_Material supplied_:

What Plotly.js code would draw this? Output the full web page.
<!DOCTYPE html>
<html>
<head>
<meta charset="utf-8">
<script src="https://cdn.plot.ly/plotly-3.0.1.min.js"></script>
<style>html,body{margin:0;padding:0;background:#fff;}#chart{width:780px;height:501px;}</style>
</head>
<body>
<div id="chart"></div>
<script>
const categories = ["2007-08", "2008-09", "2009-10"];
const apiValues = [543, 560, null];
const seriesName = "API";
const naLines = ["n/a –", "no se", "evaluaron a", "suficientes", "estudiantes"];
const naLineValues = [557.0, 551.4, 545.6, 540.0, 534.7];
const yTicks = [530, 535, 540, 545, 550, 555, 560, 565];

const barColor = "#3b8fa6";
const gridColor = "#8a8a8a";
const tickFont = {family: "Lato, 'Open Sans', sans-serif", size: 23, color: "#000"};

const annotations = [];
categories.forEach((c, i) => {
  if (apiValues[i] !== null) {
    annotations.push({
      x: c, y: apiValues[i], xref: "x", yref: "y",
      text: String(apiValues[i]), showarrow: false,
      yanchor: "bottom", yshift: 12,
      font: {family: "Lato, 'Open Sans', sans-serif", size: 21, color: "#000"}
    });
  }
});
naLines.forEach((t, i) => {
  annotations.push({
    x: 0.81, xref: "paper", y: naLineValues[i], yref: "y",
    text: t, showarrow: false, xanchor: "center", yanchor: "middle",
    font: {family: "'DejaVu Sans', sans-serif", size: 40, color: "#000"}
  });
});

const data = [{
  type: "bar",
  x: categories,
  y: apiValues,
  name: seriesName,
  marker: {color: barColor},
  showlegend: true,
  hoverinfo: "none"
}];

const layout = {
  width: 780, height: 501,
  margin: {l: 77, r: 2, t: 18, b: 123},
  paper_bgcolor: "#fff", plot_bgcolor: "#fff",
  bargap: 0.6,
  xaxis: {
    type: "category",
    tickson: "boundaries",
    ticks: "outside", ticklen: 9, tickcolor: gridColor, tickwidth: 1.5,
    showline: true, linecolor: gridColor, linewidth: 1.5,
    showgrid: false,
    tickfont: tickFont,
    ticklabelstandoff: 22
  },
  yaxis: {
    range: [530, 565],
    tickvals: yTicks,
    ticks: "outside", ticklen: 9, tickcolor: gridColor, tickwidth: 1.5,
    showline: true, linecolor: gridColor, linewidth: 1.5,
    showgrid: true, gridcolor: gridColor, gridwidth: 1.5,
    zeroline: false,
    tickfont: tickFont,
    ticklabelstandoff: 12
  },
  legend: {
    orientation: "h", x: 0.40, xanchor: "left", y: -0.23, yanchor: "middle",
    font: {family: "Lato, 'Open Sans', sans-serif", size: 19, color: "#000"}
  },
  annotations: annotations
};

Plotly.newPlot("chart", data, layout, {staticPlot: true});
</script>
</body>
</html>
...
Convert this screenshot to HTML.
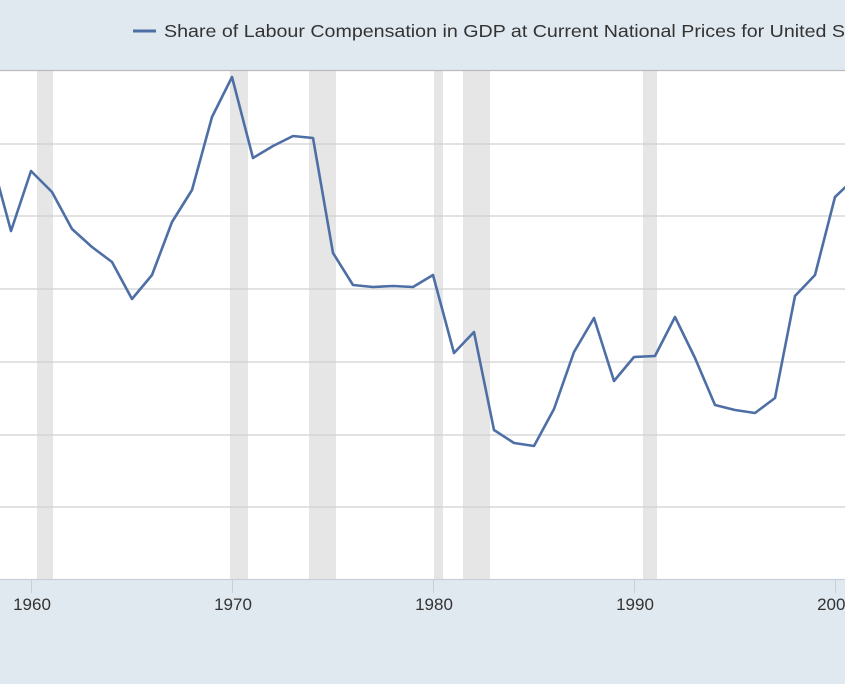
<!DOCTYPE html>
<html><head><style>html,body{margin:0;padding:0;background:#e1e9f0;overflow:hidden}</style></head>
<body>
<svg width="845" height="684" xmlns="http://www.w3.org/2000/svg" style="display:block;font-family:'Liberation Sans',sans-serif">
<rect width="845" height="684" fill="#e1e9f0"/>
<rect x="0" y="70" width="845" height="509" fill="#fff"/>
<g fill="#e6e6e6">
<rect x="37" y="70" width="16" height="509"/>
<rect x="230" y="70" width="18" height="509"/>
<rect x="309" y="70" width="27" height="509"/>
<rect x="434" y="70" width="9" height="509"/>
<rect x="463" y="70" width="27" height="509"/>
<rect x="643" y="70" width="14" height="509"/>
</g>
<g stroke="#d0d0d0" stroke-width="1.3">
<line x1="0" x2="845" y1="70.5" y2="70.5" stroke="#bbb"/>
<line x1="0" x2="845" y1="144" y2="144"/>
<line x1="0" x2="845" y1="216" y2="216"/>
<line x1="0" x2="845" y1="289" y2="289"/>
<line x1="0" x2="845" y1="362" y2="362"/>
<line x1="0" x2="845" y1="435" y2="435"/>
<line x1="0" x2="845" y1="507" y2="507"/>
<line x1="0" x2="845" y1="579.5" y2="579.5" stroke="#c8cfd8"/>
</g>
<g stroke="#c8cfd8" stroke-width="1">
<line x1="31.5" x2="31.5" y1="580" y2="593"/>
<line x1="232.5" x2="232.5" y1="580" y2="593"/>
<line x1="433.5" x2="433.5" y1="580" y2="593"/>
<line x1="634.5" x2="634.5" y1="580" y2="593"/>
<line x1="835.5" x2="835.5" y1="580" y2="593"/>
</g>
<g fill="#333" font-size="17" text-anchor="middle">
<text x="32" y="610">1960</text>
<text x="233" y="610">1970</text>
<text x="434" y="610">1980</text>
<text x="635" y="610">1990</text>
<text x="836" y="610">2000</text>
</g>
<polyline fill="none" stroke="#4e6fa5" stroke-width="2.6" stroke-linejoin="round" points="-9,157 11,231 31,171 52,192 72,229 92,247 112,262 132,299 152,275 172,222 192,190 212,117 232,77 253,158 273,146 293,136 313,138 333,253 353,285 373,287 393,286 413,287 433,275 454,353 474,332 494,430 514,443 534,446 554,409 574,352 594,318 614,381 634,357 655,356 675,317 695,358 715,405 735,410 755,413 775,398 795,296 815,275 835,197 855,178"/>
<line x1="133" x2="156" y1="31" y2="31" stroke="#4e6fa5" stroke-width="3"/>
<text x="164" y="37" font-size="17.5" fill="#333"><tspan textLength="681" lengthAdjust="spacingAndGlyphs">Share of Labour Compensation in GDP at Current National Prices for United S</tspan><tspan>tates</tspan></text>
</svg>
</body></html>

_Stated exercise_: Repeat the entries above verbatim, but only from the line that has "What Plotly.js code" down to the line that has "const yTicks = [530, 535, 540, 545, 550, 555, 560, 565];", inclusive.

_Final result_:
What Plotly.js code would draw this? Output the full web page.
<!DOCTYPE html>
<html>
<head>
<meta charset="utf-8">
<script src="https://cdn.plot.ly/plotly-3.0.1.min.js"></script>
<style>html,body{margin:0;padding:0;background:#fff;}#chart{width:780px;height:501px;}</style>
</head>
<body>
<div id="chart"></div>
<script>
const categories = ["2007-08", "2008-09", "2009-10"];
const apiValues = [543, 560, null];
const seriesName = "API";
const naLines = ["n/a –", "no se", "evaluaron a", "suficientes", "estudiantes"];
const naLineValues = [557.0, 551.4, 545.6, 540.0, 534.7];
const yTicks = [530, 535, 540, 545, 550, 555, 560, 565];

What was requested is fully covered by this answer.